GitHub Best Practices¶
-
Users should follow these links to learn more about setting up the repository, before reviewing the best practices below:
TechDev Documentation¶
-
All pipelines should provide users with:
- documentation for usage
- test data
- expected outputs and reports
- troubleshooting information
Markdown pages can be hosted directly within the repo using GH Pages. Mkdocs is the recommended tool to perform this action, however, other tools may be utilized. The templates (TechDev) template's (written for mkdocs) provided have basic yaml markdown files provided for this use, and should be edited according to the pipelines function and user needs. Also, track blockers/hurdles using GitHub Issues.
- Overview
- Information on the goal of the TechDev project.
-
Analysis
2.1. Background- Provide any relaxant background to the project to be completed. This might include information on: - problem that was encountered leadings to this techdev - new feature or tool developed to be benchmarked - relevant biological or statistical information needed to perform this analysis
2.2. Resources - This page should include any relevant tools that were used for testing. If these tools were loaded via Biowulf, include all version numbers. If they were installed locally, provide information on installation, source location, and any reference documents used.

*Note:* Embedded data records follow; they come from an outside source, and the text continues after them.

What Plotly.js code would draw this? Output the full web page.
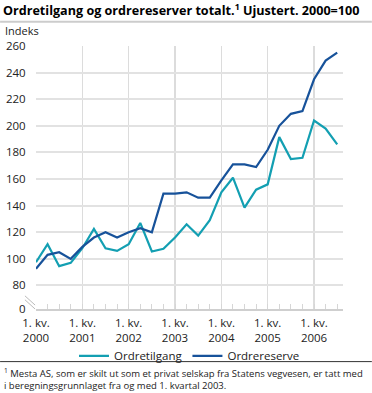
<!DOCTYPE html>
<html>
<head>
<meta charset="utf-8">
<script src="https://cdn.plot.ly/plotly-3.0.1.min.js"></script>
<style>
html,body{margin:0;padding:0;background:#fff;}
#chart{width:372px;height:393px;}
</style>
</head>
<body>
<div id="chart"></div>
<script>
// Quarters 2000 K1 – 2006 K3
const quarters = ['2000K1','2000K2','2000K3','2000K4','2001K1','2001K2','2001K3','2001K4',
  '2002K1','2002K2','2002K3','2002K4','2003K1','2003K2','2003K3','2003K4',
  '2004K1','2004K2','2004K3','2004K4','2005K1','2005K2','2005K3','2005K4',
  '2006K1','2006K2','2006K3'];
const ordretilgang = [97.5,111,94.5,97,108,122.5,108,106,111,127,105.5,107.5,116,126,117.5,129,
  150,161,138.5,152,156,191.5,175,176,204,198,186];
const ordrereserve = [92.5,103,105,100,109,116,120,116,120,123,120,149,149,150,146,146,
  159,171,171,169,182,200,209,211,235,249,255];
const yearTickQuarters = ['2000K1','2001K1','2002K1','2003K1','2004K1','2005K1','2006K1'];
const yearTickText = ['1. kv.<br>2000','1. kv.<br>2001','1. kv.<br>2002','1. kv.<br>2003','1. kv.<br>2004','1. kv.<br>2005','1. kv.<br>2006'];
const yTickVals = [80,100,120,140,160,180,200,220,240,260];
const yTickText = ['80','100','120','140','160','180','200','220','240','260'];
// broken axis: the "0" label sits at the bottom of the plot
const yBreakPos = 62.3;

const xIdx = quarters.map((q,i)=>i);
const FONT = 'Open Sans, sans-serif';

const traces = [
  {x:xIdx, y:ordretilgang, name:'Ordretilgang', type:'scatter', mode:'lines',
   line:{color:'#139fb2', width:2.2}},
  {x:xIdx, y:ordrereserve, name:'Ordrereserve', type:'scatter', mode:'lines',
   line:{color:'#17529a', width:2.2}}
];

const layout = {
  width:372, height:393,
  margin:{l:36, r:29, t:46, b:84},
  paper_bgcolor:'#fff', plot_bgcolor:'#fff',
  font:{family:FONT, size:12, color:'#333'},
  showlegend:true,
  title:{text:'<b>Ordretilgang og ordrereserver totalt.<sup>1</sup> Ujustert. 2000=100</b>',
    x:0.008, xanchor:'left', xref:'container', y:0.972, yanchor:'middle', yref:'container',
    font:{family:FONT, size:12.6, color:'#000'}},
  xaxis:{
    type:'linear', range:[0,26.5], fixedrange:true,
    tickvals:yearTickQuarters.map(q=>quarters.indexOf(q)), ticktext:yearTickText,
    showgrid:true, gridcolor:'#dcdcdc', gridwidth:1.5,
    ticks:'inside', ticklen:5, tickcolor:'#d6d6d6',
    minor:{dtick:1, tick0:0, ticks:'inside', ticklen:5, tickcolor:'#d6d6d6', showgrid:false},
    showline:true, linecolor:'#cfcfcf', linewidth:1.5,
    zeroline:false, ticklabelstandoff:3,
    tickfont:{family:FONT, size:11.5, color:'#222'}
  },
  yaxis:{
    range:[yBreakPos,260], fixedrange:true,
    tickvals:[yBreakPos].concat(yTickVals), ticktext:['0'].concat(yTickText),
    showgrid:true, gridcolor:'#e2e2e2', gridwidth:2,
    ticks:'outside', ticklen:7, tickcolor:'rgba(0,0,0,0)',
    showline:false, zeroline:false,
    tickfont:{family:FONT, size:11.5, color:'#222'}
  },
  legend:{orientation:'h', x:0.5, xanchor:'center', y:-0.178, yanchor:'middle',
    font:{family:FONT, size:11.5, color:'#222'}, itemwidth:30, tracegroupgap:0,
    bgcolor:'rgba(0,0,0,0)'},
  shapes:[
    {type:'line', xref:'paper', yref:'paper', x0:-0.117, x1:1.094, y0:1.092, y1:1.092,
     line:{color:'#cccccc', width:2}},
    {type:'line', xref:'paper', yref:'paper', x0:-0.117, x1:1.094, y0:-0.2, y1:-0.2,
     line:{color:'#333333', width:1}},
    {type:'line', xref:'paper', yref:'paper', x0:-0.036, x1:-0.003, y0:0.05, y1:0.015,
     line:{color:'#bbbbbb', width:1}},
    {type:'line', xref:'paper', yref:'paper', x0:-0.036, x1:-0.003, y0:0.035, y1:0.0,
     line:{color:'#bbbbbb', width:1}}
  ],
  annotations:[
    {text:'Indeks', xref:'paper', yref:'paper', x:-0.105, y:1.058, xanchor:'left', yanchor:'middle',
     showarrow:false, borderpad:0, font:{family:FONT, size:11, color:'#222'}},
    {text:'<sup>1</sup> Mesta AS, som er skilt ut som et privat selskap fra Statens vegvesen, er tatt med<br>i beregningsgrunnlaget fra og med 1. kvartal 2003.',
     xref:'paper', yref:'paper', x:-0.11, y:-0.21, xanchor:'left', yanchor:'top', align:'left',
     showarrow:false, font:{family:FONT, size:9.5, color:'#222'}}
  ]
};

Plotly.newPlot('chart', traces, layout, {displayModeBar:false, staticPlot:true});
</script>
</body>
</html>
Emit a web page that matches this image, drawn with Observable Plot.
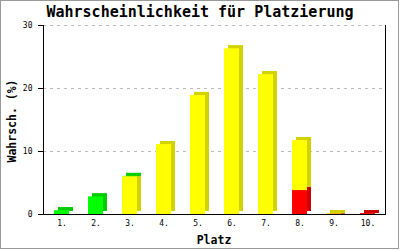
<!DOCTYPE html>
<html><head><meta charset="utf-8">
<script src="https://cdn.jsdelivr.net/npm/d3@7"></script>
<script src="https://cdn.jsdelivr.net/npm/@observablehq/plot@0.6"></script>
<style>
body{margin:0;background:#fff}
#wrap{position:relative;width:400px;height:250px;overflow:hidden;background:#fff}
#border{position:absolute;left:0;top:0;width:399px;height:249px;box-sizing:border-box;border:1px solid #999;pointer-events:none;z-index:5}
#title{position:absolute;left:0;top:3px;width:400px;text-align:center;font:bold 15px "DejaVu Sans Mono",monospace;color:#000;line-height:18px}
#plot{position:absolute;left:0;top:18px}
#ylab{position:absolute;left:12px;top:121px;transform:translate(-50%,-50%) rotate(-90deg);font:bold 11.5px "DejaVu Sans Mono",monospace;white-space:nowrap}
#xlab{position:absolute;left:214px;top:240px;transform:translate(-50%,-50%);font:bold 11.5px "DejaVu Sans Mono",monospace}
</style></head>
<body>
<div id="wrap">
  <div id="title">Wahrscheinlichkeit für Platzierung</div>
  <div id="plot"></div>
  <div id="ylab">Wahrsch. (%)</div>
  <div id="xlab">Platz</div>
  <div id="border"></div>
</div>
<script>
const places = ["1.","2.","3.","4.","5.","6.","7.","8.","9.","10."];
const red    = [0, 0, 0, 0, 0, 0, 0, 3.8, 0.05, 0.15];
const yellow = [0, 0, 6.0, 11.1, 18.9, 26.3, 22.2, 7.95, 0.1, 0];
const green  = [0.6, 2.8, 0.05, 0, 0, 0, 0, 0, 0, 0];
const yTicks = [0, 10, 20, 30];

const seriesNames = ["red", "yellow", "green"];
const seriesValues = [red, yellow, green];
const frontColor = {red: "#ff0000", yellow: "#ffff00", green: "#00ff00"};
const sideColor  = {red: "#cc0000", yellow: "#d2d200", green: "#00cc00"};

const segs = [];
places.forEach((p, i) => {
  let base = 0;
  seriesNames.forEach((s, k) => {
    const v = seriesValues[k][i];
    if (v > 0) {
      segs.push({place: p, series: s, y1: base, y2: base + v});
      base += v;
    }
  });
});

const chart = Plot.plot({
  width: 400, height: 232,
  marginTop: 7, marginBottom: 36, marginLeft: 43, marginRight: 15,
  style: {fontFamily: "DejaVu Sans Mono, monospace", fontSize: "8px", background: "transparent", overflow: "visible", color: "#000"},
  x: {domain: places, paddingInner: 0.56, paddingOuter: 0.28, align: 0.5, label: null},
  y: {domain: [0, 30], label: null},
  marks: [
    Plot.gridY(yTicks.filter(d => d > 0), {stroke: "#bbb", strokeOpacity: 1, strokeDasharray: "3,4"}),
    Plot.barY(segs, {x: "place", y1: "y1", y2: "y2", fill: d => sideColor[d.series], dx: 4, dy: -3}),
    Plot.barY(segs, {x: "place", y1: "y2", y2: "y2", insetTop: -3, fill: d => sideColor[d.series], dx: 4}),
    Plot.barY(segs, {x: "place", y1: "y1", y2: "y2", fill: d => frontColor[d.series]}),
    Plot.axisY(yTicks, {tickSize: 5, tickPadding: 6, label: null, stroke: "#000"}),
    Plot.axisX({tickSize: 0, tickPadding: 6, label: null}),
    Plot.frame({anchor: "left", stroke: "#000"}),
    Plot.frame({anchor: "right", stroke: "#000"}),
    Plot.frame({anchor: "bottom", stroke: "#000"})
  ]
});
document.getElementById("plot").appendChild(chart);
</script>
</body></html>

2.3. Test Data - This will include information on the test data included within the project. Species information, source information, and references should be included. Any manipulation performed on the source samples should also be included. Manifest information should also be outlined. Provide location to toy dataset or real dataset or both. It is best to park these datasets at a commonly accessible location on Biowulf and share that location here. Also, make the location read-only to prevent accidental edits by other users.
2.4. Analysis Plan - Provide a summary of the plan of action. - If benchmarking tools, include the dataset used, where the source material was obtained, and all relevant metadata. - Include the location of any relevant config / data files used in this analysis - Provide information on the limits of the analysis - IE this was only tested on Biowulf, this was only performed in human samples, etc.
2.5. Results - What were the findings of this TechDev exercise? Include links to where intermediate files may be located. Include tables, plots, etc. This will serve as a permanent record of the TechDev efforts to be shared within the team and beyond.
2.6 Conclusions - Provide brief, concise conclusion drawn from the analysis, including any alterations being made to pipelines or analysis.
-
Contributions
- Provide any names that contributed to this work.
TechDev Repository Management¶
Security settings¶
- Two members of CCBR (creator and one manager) should be granted full administrative privileges to the repository to ensure the source code can be accessed by other members, as needed
- Both the develop and master branch must be protected (IE have to have a PR to be changed)
CCBR Branch Strategy¶
Branch Naming¶
- All repositories should follow the strategy outlined in the Creating your GitHub repo
Branch Overview¶
- All repositories should include a minimum of two branches at any time:
- main (master)
- dev
- Utilization of these branches should follow the documentation below.
Branch Strategy¶
-
We encourage the use of the Git Flow tools for some actions, available on Biowulf. Our current branching strategy is based off of the Git Flow strategy shown below :
-
Master (named main or master)
- branch that contains the current release / tagged version of the pipeline
- merges from Dev branch or hotfix branch allowed
- merges require actions_master_branch
pass
from GitHub actions. See GitHub actions #4 for more information testing requirements for merge
- Develop (named dev or activeDev)
- branch that contains current dev
- merges from feature branch allowed
- merges require actions_dev_branch
pass
from GitHub actions. See GitHub actions #3 for more information testing requirements for merge
TechDev Test Data¶
Requirements¶
- Location of data
- Test data sets should be stored within a
.test
directory, as found in all templates.
- Test data sets should be stored within a
- Documentation
- Review information on the documentation page, which will provide basic information on test data used within the project/pipeline.
- A README file should be created under the
.test
directory, to include the following information:- Date of implementation
- Information on species (IE Homo Sapiens) and data type (IE RNA-Seq)
- Information on the references to be used (IE hg38)
- Metadata manifests required by the pipeline
- The source of the files
- Link to scripts used in created the partial test data
- Choosing a test data set
- Test data should come from a CCBR project or a a publicly available source. Care should be taken when choosing test data sets, to ensure that the data matches the goals of the techdev effort.